6. Display device according to claim 2, wherein the plane in which the group of motifs is formed consists of a portion of the surface of the rotating indicator member.

7. Display device according to claim 3, wherein the plane in which the group of motifs is formed consists of a portion of the surface of the rotating indicator member.

8. Display device according to claim 1, wherein each group of motifs includes a third motif of identical meaning to that of the first and second motif and having a third size that is different from the first and second size, wherein the third motif is fragmented into rectilinear sections which extend parallel to each other, wherein the rectilinear sections of the third motif is interleaved with the rectilinear sections of the first and second motif so that there is always one section of the first motif and one section of the second motif between two sections of the third motif.

9. Display device according to claim 1, wherein the motifs of the first and second groups of motifs are alphanumeric characters which are written in the same direction, wherein the cylindrical lenses are oriented in the same direction as the direction of writing of the alphanumeric characters of the group of alphanumeric characters covered by the cylindrical lenses, wherein the alphanumeric characters are fragmented into rectilinear sections which extend parallel to each other in the direction of writing of the alphanumeric characters.
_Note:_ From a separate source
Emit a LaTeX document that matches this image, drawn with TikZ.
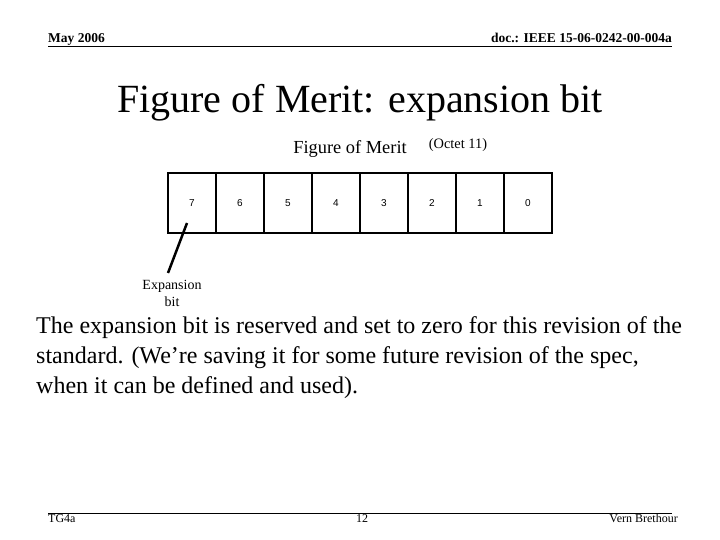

10. Display device according to claim 1, wherein the indicator member is a liquid crystal display cell which provides either an unchanging display of a motif in two different sizes, or a dynamic display of at least a first and a second group of motifs, wherein each of the first and second groups of motifs are formed of at least a first motif having a first size and of a second motif of identical meaning to that of the first motif and having a second size that is different from the first size, the motifs being cut into rectilinear sections of the same thickness which are formed by the display electrodes of the liquid crystal display cell.